Search code examples
sqlsql-servert-sqlsql-server-2000

Best SQL query for list of records containing certain characters?


I'm working with a relatively large SQL Server 2000 DB at the moment. It's 80 GB in size, and have millions and millions of records.

I currently need to return a list of names that contains at least one of a series of illegal characters. By illegal characters is just meant an arbitrary list of characters that is defined by the customer. In the below example I use question mark, semi-colon, period and comma as the illegal character list.

I was initially thinking to do a CLR function that worked with regular expressions, but as it's SQL server 2000, I guess that's out of the question.

At the moment I've done like this:

select x from users
where 
columnToBeSearched like '%?%' OR
columnToBeSearched like '%;%' OR
columnToBeSearched like '%.%' OR
columnToBeSearched like '%,%' OR
otherColumnToBeSearched like '%?%' OR
otherColumnToBeSearched like '%;%' OR
otherColumnToBeSearched like '%.%' OR
otherColumnToBeSearched like '%,%'

Now, I'm not a SQL expert by any means, but I get the feeling that the above query will be very inefficient. Doing 8 multiple wildcard searches in a table with millions of records, seems like it could slow the system down rather seriously. While it seems to work fine on test servers, I am getting the "this has to be completely wrong" vibe.
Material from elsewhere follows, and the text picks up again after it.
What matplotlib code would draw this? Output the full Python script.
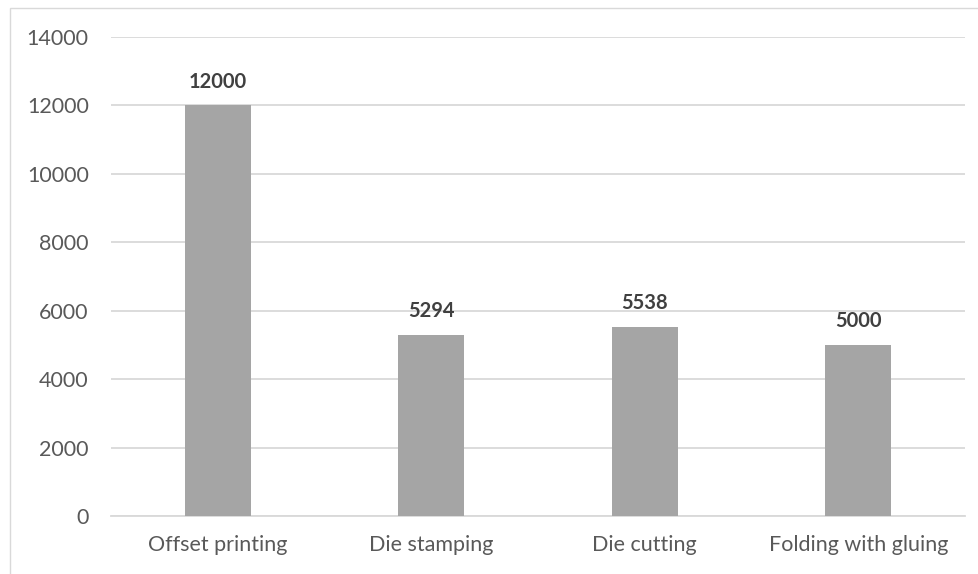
import matplotlib.pyplot as plt
from matplotlib.patches import Rectangle

# data
categories = ["Offset printing", "Die stamping", "Die cutting", "Folding with gluing"]
values = [12000, 5294, 5538, 5000]
y_ticks = [0, 2000, 4000, 6000, 8000, 10000, 12000, 14000]

BAR = "#A5A5A5"
GRID = "#D9D9D9"
TXT = "#595959"
BOLD_TXT = "#404040"

plt.rcParams["font.family"] = ["Lato", "DejaVu Sans"]

fig = plt.figure(figsize=(9.79, 5.74), dpi=100)
fig.patch.set_facecolor("white")

# chart area border (runs off the right and bottom edge)
fig.patches.append(Rectangle((10 / 979, -0.1), 1.2, 1.1 - 8 / 574,
                             transform=fig.transFigure, fill=False,
                             edgecolor=GRID, linewidth=1.0))

ax = fig.add_axes([111 / 979, 58 / 574, 854 / 979, 479 / 574])
x = range(len(categories))
bars = ax.bar(x, values, width=0.31, color=BAR, zorder=3)

for b, v in zip(bars, values):
    ax.annotate(f"{v}", (b.get_x() + b.get_width() / 2, v),
                xytext=(0, 10), textcoords="offset points",
                ha="center", va="bottom", fontsize=14.5, fontweight="bold",
                color=BOLD_TXT)

ax.set_xlim(-0.5, len(categories) - 0.5)
ax.set_ylim(0, 14000)
ax.set_yticks(y_ticks)
ax.set_xticks(list(x))
ax.set_xticklabels(categories)
ax.yaxis.grid(True, color=GRID, linewidth=1.3, zorder=0)
ax.set_axisbelow(True)
for sp in ["top", "right", "left"]:
    ax.spines[sp].set_visible(False)
ax.spines["bottom"].set_color(GRID)
ax.spines["bottom"].set_linewidth(1.3)
ax.tick_params(axis="both", length=0, labelsize=15.5, colors=TXT)
ax.tick_params(axis="y", pad=16)
ax.tick_params(axis="x", pad=14)

fig.savefig("out.png", dpi=100, facecolor="white")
As I need to execute this script on a live production server eventually, I hope to achieve good performance, so as not to clog the system. The script might need to be expanded later on to include more illegal characters, but this is very unlikely.
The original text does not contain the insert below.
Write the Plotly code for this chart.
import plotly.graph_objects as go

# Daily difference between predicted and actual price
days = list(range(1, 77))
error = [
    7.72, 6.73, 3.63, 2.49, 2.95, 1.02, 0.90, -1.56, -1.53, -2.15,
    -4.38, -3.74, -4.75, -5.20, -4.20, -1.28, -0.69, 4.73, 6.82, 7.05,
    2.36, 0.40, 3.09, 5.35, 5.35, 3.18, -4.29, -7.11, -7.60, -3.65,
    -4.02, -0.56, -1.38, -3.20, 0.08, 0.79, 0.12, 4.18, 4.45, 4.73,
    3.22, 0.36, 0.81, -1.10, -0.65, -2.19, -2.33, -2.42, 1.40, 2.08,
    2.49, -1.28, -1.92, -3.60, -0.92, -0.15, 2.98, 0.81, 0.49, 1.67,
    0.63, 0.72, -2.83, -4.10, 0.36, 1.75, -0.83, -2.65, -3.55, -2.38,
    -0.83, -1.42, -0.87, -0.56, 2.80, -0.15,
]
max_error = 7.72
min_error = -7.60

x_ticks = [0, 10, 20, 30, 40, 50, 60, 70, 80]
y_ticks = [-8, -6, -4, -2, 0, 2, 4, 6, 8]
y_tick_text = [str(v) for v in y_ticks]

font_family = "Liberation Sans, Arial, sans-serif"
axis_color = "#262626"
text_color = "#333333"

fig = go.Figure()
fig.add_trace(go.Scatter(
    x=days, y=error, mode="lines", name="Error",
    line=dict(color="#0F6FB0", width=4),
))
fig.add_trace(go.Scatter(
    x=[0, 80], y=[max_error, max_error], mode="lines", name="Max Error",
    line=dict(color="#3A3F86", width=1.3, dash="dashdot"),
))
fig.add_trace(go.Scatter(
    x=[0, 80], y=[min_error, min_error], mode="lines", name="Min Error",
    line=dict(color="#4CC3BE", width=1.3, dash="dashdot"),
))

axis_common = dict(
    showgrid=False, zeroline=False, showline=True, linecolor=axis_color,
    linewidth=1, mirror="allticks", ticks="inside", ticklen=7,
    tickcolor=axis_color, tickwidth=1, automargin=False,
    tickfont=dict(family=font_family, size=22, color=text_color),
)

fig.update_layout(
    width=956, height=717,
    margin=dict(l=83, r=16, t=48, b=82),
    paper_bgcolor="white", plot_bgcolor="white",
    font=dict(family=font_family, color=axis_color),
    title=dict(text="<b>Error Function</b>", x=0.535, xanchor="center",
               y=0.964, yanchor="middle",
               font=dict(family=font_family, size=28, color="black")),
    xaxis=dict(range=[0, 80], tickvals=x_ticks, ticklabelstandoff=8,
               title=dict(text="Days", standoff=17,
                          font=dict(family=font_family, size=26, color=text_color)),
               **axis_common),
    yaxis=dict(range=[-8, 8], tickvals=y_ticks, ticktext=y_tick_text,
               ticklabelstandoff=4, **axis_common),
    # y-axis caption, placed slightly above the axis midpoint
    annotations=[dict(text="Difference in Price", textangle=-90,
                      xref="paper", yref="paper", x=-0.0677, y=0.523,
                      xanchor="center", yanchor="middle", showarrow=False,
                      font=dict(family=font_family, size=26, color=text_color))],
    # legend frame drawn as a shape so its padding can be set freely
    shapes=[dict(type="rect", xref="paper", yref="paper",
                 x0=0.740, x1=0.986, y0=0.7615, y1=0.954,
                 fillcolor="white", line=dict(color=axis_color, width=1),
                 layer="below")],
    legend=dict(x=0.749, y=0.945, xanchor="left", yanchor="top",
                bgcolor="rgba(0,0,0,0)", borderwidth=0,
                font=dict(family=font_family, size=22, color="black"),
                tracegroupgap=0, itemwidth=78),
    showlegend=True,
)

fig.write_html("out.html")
To sum up: My aim is to get a list of records where either of two columns contain a customer-defined "illegal character". The database is live and massive, so I want a somewhat efficient approach, as I believe the above queries will be very slow.

Can anyone tell me the best way for achieving my result? Thanks!

/Morten


Solution

  • It doesn't get used much, but the LIKE statement accepts patterns in a similar (but much simplified) way to Regex. This link is the msdn page for it.

    In your case you could simplify to (untested):

    select x from users
    where 
        columnToBeSearched like '%[?;.,]%' OR
        otherColumnToBeSearched like '%[?;.,]%'
    

    Also note that you can create the LIKE pattern as a variable, allowing for the customer defined part of your requirements.

    One other major optimization: If you've got an updated date (or timestamp) on the user row (for any audit history type of thing), then you can always just query rows updated since the last time you checked.